Resucitar con Cristo es participar de su victoria sobre el pecado y el mal, el estar completos en nosotros mismos, libres y fuertes para alabar a Dios sin reservas ni parcialidades. Tomemos entonces un momento para meditar y pedir al Buen Dios que podamos experimentar esa plenitud que Él quiere darnos, sin complicar su evangelio con mezquindades ni argumentos retorcidos.

Cuando se vive serenamente la fe, sopesamos en su justa perspectiva mucho de lo que nos agobia el presente: los bienes, la aprobación de otros, incluso la propia salud y la vida física. Es lo que nos deja ver el duro y potente relato del martirio de los hermanos Macabeos en la primera lectura de hoy. Uno tras otro, éstos ofrecieron sus vidas en fidelidad a Dios y para edificación de sus hermanos.

A los macabeos les venía la fuerza de una certeza: «Vale la pena morir a manos de los hombres, cuando se tiene la esperanza de que Dios mismo nos resucitará» (2ºMac 7). Este mensaje va en contracorriente de todo lo que nos proponen los argumentos blandos y descomprometidos, que promueven el pecado y la mediocridad también con argumentos muy falaces. Ante esto sólo los convencidos y coherentes pueden responder hoy con la respuesta necesaria: el testimonio de la fe que nos gana la vida eterna. La gloria es para quien pone todo en juego por lo que no es, en absoluto, un juego, sino lo más serio que pueda pensarse: ser tan libre como para ofrecer la propia vida por amor.

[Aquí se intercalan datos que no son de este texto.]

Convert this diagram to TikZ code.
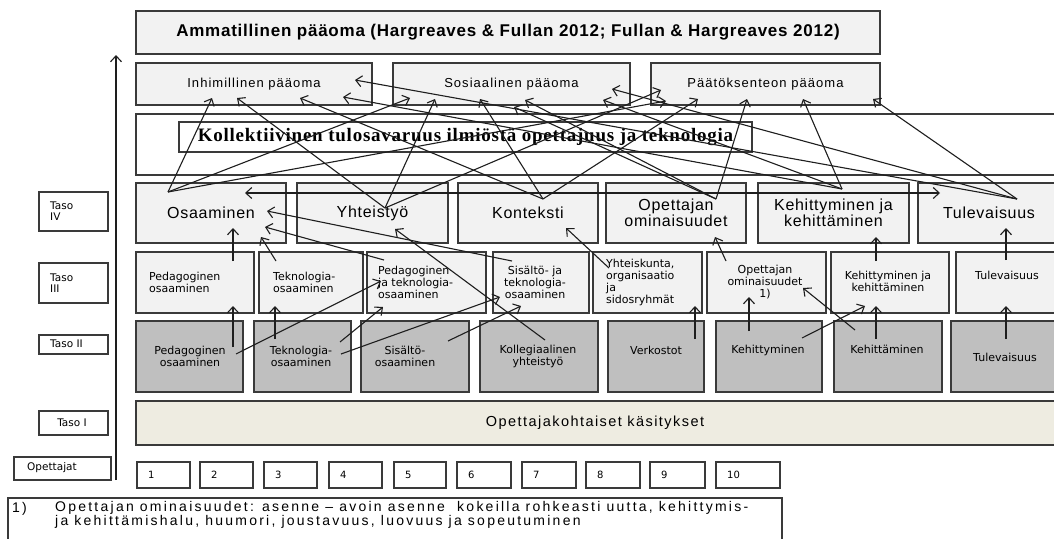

Pero ¿dónde encontramos la fuerza para vivir con esta radicalidad? Démonos cuenta de que es la victoria de Cristo sobre el error y la muerte, tal como se nos da en cada sacrificio de la Misa. Allí lo más grande se hace lo más sencillo. El infinito amor de Cristo se nos da como trozo de pan y gotas de vino para convertirnos en alabanza con él y en él. Allí toda caduca espera se abre a la eternidad. Toda pequeñez es elevada a la mayor grandeza. Todo miedo y mediocridad son empujados hacia la santidad.

Por todo esto, volvamos a encontrar hoy en la Eucaristía el puente tendido hacia la vida eterna, viviéndola con toda su sencilla grandiosidad. Ella nos hace ir más allá de lo aparente y transitorio, hasta alcanzar lo que verdaderamente merecemos: vivir como hijos de la resurrección.